Work instructions ▸ Please, without the pictures, retype exactly the lines from the start of the material through the line that holds "in range(1, 13)][:74]".
● ● ● ●
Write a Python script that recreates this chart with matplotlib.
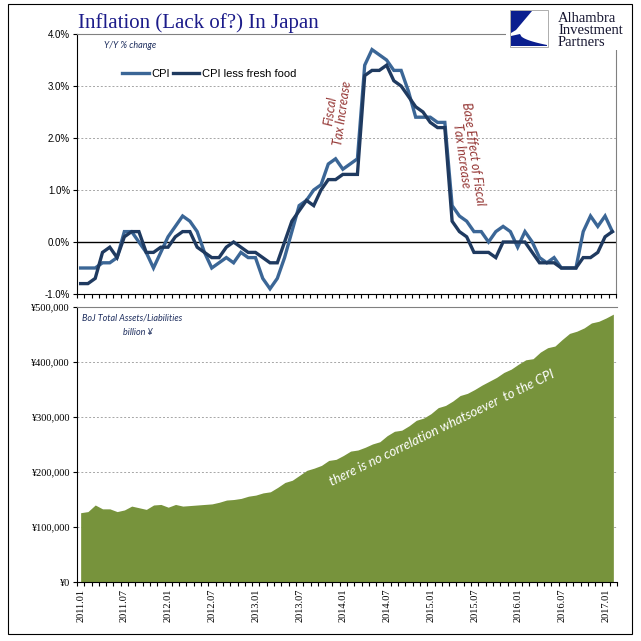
import numpy as np
import matplotlib.pyplot as plt
from matplotlib.patches import Rectangle, Polygon

# monthly data, 2011.01 .. 2017.02
months = [f"{y}.{m:02d}" for y in range(2011, 2018) for m in range(1, 13)][:74]

cpi = [-0.5, -0.5, -0.5, -0.4, -0.4, -0.3, 0.2, 0.2, 0.0, -0.2, -0.5, -0.2,
       0.1, 0.3, 0.5, 0.4, 0.2, -0.2, -0.5, -0.4, -0.3, -0.4, -0.2, -0.3,
       -0.3, -0.7, -0.9, -0.7, -0.3, 0.2, 0.7, 0.8, 1.0, 1.1, 1.5, 1.6,
       1.4, 1.5, 1.6, 3.4, 3.7, 3.6, 3.5, 3.3, 3.3, 2.9, 2.4, 2.4,
       2.4, 2.3, 2.3, 0.7, 0.5, 0.4, 0.2, 0.2, 0.0, 0.2, 0.3, 0.2,
       -0.1, 0.2, 0.0, -0.3, -0.4, -0.3, -0.5, -0.5, -0.5, 0.2, 0.5, 0.3,
       0.5, 0.2]

core = [-0.8, -0.8, -0.7, -0.2, -0.1, -0.3, 0.1, 0.2, 0.2, -0.2, -0.2, -0.1,
        -0.1, 0.1, 0.2, 0.2, -0.1, -0.2, -0.3, -0.3, -0.1, 0.0, -0.1, -0.2,
        -0.2, -0.3, -0.4, -0.4, 0.0, 0.4, 0.6, 0.8, 0.7, 1.0, 1.2, 1.2,
        1.3, 1.3, 1.3, 3.2, 3.3, 3.3, 3.4, 3.1, 3.0, 2.8, 2.6, 2.5,
        2.3, 2.2, 2.2, 0.4, 0.2, 0.1, -0.2, -0.2, -0.2, -0.3, 0.0, 0.0,
        0.0, 0.0, -0.2, -0.4, -0.4, -0.4, -0.5, -0.5, -0.5, -0.3, -0.3, -0.2,
        0.1, 0.2]

boj = [126000, 128000, 140000, 133000, 133000, 128000, 131000, 138000, 135000, 132000, 140000, 141000,
       136000, 141000, 138000, 139000, 140000, 141000, 142000, 145000, 149000, 150000, 152000, 156000,
       158000, 162000, 164000, 172000, 181000, 185000, 194000, 203000, 207000, 212000, 221000, 223000,
       230000, 238000, 240000, 245000, 251000, 255000, 266000, 274000, 276000, 284000, 294000, 298000,
       306000, 317000, 321000, 329000, 339000, 343000, 350000, 358000, 365000, 372000, 381000, 387000,
       396000, 404000, 406000, 418000, 426000, 429000, 441000, 452000, 456000, 462000, 471000, 474000,
       480000, 487000]

W = 641.0
def fx(px):
    return px / W
def fy(py):
    return 1 - py / W

fig = plt.figure(figsize=(6.41, 6.41), dpi=100)
x = np.arange(len(months))

navy = '#1f3a60'
steel = '#3b6696'
red = '#953735'
green = '#77933c'
title_c = '#1c1c8a'

# ---- top: inflation ----
ax1 = fig.add_axes([fx(77), fy(294), fx(616) - fx(77), fy(34) - fy(294)])
ax1.plot(x, cpi, color=steel, lw=2.4, label='CPI', solid_joinstyle='miter')
ax1.plot(x, core, color=navy, lw=2.4, label='CPI less fresh food', solid_joinstyle='miter')
ax1.axhline(0, color='black', lw=1.0, zorder=1)
ax1.set_xlim(-0.5, len(months) - 0.5)
ax1.set_ylim(-1, 4)
ax1.set_yticks([-1, 0, 1, 2, 3, 4])
ax1.set_yticklabels(['-1.0%', '0.0%', '1.0%', '2.0%', '3.0%', '4.0%'],
                    fontsize=7, family='Liberation Sans')
for v in [1, 2, 3]:
    ax1.axhline(v, color='#a6a6a6', lw=0.7, ls=(0, (2, 2)), zorder=0)
ax1.set_xticks([])
ax1.set_xticks(np.arange(-0.5, len(months), 1), minor=True)
ax1.tick_params(axis='x', which='minor', direction='out', length=3, width=0.8)
ax1.tick_params(axis='y', direction='out', length=3, width=0.8, pad=2)
ax1.spines['top'].set_color('#808080')
ax1.spines['right'].set_color('#808080')
ax1.legend(loc='upper left', bbox_to_anchor=(0.065, 0.905), ncol=2, frameon=False,
           prop={'family': 'Liberation Sans', 'size': 8}, handlelength=2.4,
           handletextpad=0.2, columnspacing=0.3)
ax1.text(0.05, 0.975, 'Y/Y % change', transform=ax1.transAxes, fontsize=6.5,
         style='italic', color='#1f2f5f', family='Lato', va='top')
ax1.text(35.1, 2.5, 'Fiscal\nTax Increase', rotation=82, color=red, fontsize=9,
         style='italic', family='Lato', ha='center', va='center',
         multialignment='center', linespacing=1.0)
ax1.text(53.1, 1.67, 'Base Effect of Fiscal\nTax Increase', rotation=-82, color=red,
         fontsize=9, style='italic', family='Lato', ha='center', va='center',
         multialignment='center', linespacing=1.0)

# ---- bottom: BoJ balance sheet ----
ax2 = fig.add_axes([fx(77), fy(582), fx(617) - fx(77), fy(307) - fy(582)])
ax2.fill_between(x, boj, 0, color=green, lw=0)
ax2.set_xlim(-0.5, len(months) - 0.5)
ax2.set_ylim(0, 500000)
yt = [0, 100000, 200000, 300000, 400000, 500000]
ax2.set_yticks(yt)
ax2.set_yticklabels(['¥' + format(v, ',') for v in yt], fontsize=7.5, family='Liberation Serif')
for v in yt[1:-1]:
    ax2.axhline(v, color='#a6a6a6', lw=0.7, ls=(0, (2, 2)), zorder=0)
ax2.set_xticks(x[::6])
ax2.set_xticklabels(months[::6], rotation=90, fontsize=7.5, family='Liberation Serif')
ax2.set_xticks(np.arange(-0.5, len(months), 1), minor=True)
ax2.tick_params(axis='x', which='major', length=0, pad=5)
ax2.tick_params(axis='x', which='minor', direction='out', length=3, width=0.8)
ax2.tick_params(axis='y', direction='out', length=3, width=0.8, pad=2)
ax2.spines['top'].set_color('#808080')
ax2.spines['right'].set_visible(False)
ax2.text(0.01, 0.975, 'BoJ Total Assets/Liabilities', transform=ax2.transAxes,
         fontsize=6.5, style='italic', color='#1f2f5f', family='Lato', va='top')
ax2.text(0.085, 0.925, 'billion ¥', transform=ax2.transAxes,
         fontsize=6.5, style='italic', color='#1f2f5f', family='Lato', va='top')
ax2.text(49.5, 280000, 'there is no correlation whatsoever  to the CPI', rotation=26,
         color='white', fontsize=9.5, style='italic', family='Lato',
         ha='center', va='center')

# ---- title, logo, frame ----
fig.text(fx(78), fy(23), 'Inflation (Lack of?) In Japan', fontsize=15,
         family='Liberation Serif', color=title_c, va='center')
fig.add_artist(Rectangle((fx(506), fy(50)), fx(641) - fx(506), fy(0) - fy(50),
                         transform=fig.transFigure, facecolor='white',
                         edgecolor='none', zorder=5))
fig.add_artist(Rectangle((fx(510), fy(47)), fx(38), fy(0) - fy(37),
                         transform=fig.transFigure, facecolor='white',
                         edgecolor='#a0a0a0', lw=0.6, zorder=6))
logo_top = [(511, 11), (532, 11), (516, 30), (511, 33)]
t = np.linspace(0, 1, 20)
curve = [(520 + 27 * tt, 34 + 11 * tt ** 0.5) for tt in t]
logo_bot = [(511, 46), (511, 36)] + curve + [(547, 46)]
for pts in [logo_top, logo_bot]:
    fig.add_artist(Polygon([(fx(a), fy(b)) for a, b in pts], closed=True,
                           transform=fig.transFigure, facecolor='#0b1f8f',
                           edgecolor='none', zorder=7))
fig.text(fx(558), fy(30), 'Alhambra\nInvestment\nPartners', fontsize=10.5,
         family='Liberation Serif', color='#151530', va='center', ha='left',
         linespacing=0.9, zorder=7)
fig.add_artist(Rectangle((fx(8), fy(634)), fx(624), fy(4) - fy(634),
                         transform=fig.transFigure, facecolor='none',
                         edgecolor='black', lw=0.8, zorder=8))

fig.savefig('out.png', dpi=100)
● ● ● ●
Task response ▸
Write a Python script that recreates this chart with matplotlib.
import numpy as np
import matplotlib.pyplot as plt
from matplotlib.patches import Rectangle, Polygon

# monthly data, 2011.01 .. 2017.02
months = [f"{y}.{m:02d}" for y in range(2011, 2018) for m in range(1, 13)][:74]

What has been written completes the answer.